◆ WHAT THE TASK ASKS ◆
Repeat, exactly and only, the lines from the beginning of the data through the line with "import plotly.graph_objects as go". Pictures are left out.

◆ DATA PROVIDED ◆
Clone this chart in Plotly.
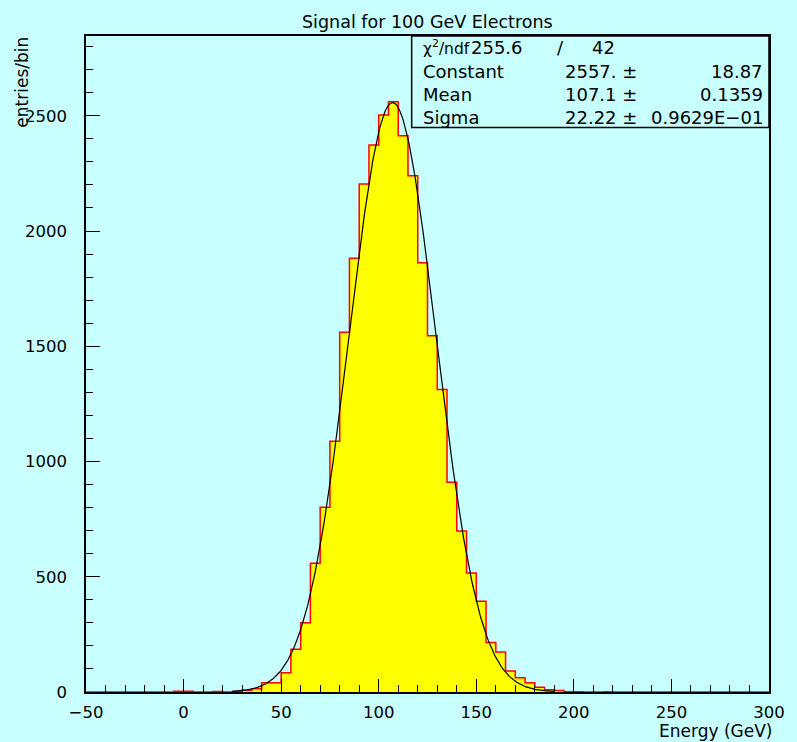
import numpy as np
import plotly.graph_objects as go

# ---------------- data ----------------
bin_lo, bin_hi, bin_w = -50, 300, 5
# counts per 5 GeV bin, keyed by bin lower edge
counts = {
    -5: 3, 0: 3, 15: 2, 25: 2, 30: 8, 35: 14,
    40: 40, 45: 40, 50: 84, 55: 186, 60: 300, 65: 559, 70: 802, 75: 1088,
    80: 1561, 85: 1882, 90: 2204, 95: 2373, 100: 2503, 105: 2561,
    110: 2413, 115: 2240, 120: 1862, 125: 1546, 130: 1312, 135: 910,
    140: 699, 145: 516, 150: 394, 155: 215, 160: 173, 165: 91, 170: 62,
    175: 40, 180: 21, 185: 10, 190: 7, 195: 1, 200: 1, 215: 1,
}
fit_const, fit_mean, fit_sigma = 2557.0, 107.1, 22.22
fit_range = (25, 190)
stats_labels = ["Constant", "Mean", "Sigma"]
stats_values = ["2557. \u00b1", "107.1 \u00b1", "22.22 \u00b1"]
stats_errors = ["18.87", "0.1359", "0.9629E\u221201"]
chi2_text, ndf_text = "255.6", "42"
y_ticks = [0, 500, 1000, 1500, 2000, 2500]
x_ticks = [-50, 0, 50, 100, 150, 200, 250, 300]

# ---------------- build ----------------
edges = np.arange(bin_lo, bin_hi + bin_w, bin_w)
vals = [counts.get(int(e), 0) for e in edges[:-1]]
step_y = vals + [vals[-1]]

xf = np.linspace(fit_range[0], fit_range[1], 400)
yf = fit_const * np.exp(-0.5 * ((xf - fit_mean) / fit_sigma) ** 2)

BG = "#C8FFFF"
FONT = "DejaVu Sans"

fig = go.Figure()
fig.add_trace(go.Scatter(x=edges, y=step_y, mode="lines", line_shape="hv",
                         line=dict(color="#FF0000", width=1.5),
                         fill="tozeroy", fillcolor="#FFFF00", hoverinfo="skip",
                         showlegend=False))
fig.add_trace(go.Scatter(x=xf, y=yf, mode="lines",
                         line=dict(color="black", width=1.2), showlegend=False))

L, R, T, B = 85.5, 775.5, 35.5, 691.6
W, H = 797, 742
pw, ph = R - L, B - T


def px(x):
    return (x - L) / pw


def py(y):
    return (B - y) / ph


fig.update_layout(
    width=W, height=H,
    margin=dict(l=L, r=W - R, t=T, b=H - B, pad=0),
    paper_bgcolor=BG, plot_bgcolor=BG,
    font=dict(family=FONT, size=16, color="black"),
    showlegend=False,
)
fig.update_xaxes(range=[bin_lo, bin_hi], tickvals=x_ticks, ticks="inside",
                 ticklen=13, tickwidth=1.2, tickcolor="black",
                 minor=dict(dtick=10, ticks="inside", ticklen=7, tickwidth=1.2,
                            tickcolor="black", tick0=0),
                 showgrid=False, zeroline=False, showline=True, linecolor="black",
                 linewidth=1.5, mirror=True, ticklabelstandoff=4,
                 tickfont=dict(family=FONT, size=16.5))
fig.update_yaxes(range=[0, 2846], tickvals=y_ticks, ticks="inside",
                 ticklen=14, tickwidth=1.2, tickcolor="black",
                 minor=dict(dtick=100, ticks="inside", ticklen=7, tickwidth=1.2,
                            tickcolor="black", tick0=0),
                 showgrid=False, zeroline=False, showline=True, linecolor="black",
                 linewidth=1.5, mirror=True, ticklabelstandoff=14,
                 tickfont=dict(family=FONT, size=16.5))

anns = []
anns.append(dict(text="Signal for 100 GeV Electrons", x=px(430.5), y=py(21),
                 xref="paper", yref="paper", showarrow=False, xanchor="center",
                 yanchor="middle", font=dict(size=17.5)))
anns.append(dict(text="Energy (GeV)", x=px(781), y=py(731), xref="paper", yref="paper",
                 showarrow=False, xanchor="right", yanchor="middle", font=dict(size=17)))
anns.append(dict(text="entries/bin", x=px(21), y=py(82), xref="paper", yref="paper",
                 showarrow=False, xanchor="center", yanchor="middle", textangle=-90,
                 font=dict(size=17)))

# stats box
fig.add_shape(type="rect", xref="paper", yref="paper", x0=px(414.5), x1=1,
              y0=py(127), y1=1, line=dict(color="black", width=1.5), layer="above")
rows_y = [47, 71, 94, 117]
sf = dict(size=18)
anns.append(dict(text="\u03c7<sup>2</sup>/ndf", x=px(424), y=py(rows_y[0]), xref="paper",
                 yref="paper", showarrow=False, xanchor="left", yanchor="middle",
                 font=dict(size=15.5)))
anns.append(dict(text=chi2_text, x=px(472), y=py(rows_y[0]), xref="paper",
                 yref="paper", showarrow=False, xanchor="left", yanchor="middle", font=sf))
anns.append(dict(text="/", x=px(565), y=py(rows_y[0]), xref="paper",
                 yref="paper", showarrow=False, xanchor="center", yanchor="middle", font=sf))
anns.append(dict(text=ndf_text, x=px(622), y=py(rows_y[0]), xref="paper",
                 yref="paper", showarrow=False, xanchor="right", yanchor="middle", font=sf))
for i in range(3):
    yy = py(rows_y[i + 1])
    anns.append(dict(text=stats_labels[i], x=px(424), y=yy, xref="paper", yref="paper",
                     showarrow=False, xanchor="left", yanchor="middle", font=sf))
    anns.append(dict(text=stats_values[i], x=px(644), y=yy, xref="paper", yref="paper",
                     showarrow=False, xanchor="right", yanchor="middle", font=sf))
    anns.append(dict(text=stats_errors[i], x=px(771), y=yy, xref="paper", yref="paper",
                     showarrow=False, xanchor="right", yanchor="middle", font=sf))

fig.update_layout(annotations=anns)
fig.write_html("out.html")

◆ IN RESPONSE ◆
Clone this chart in Plotly.
import numpy as np
import plotly.graph_objects as go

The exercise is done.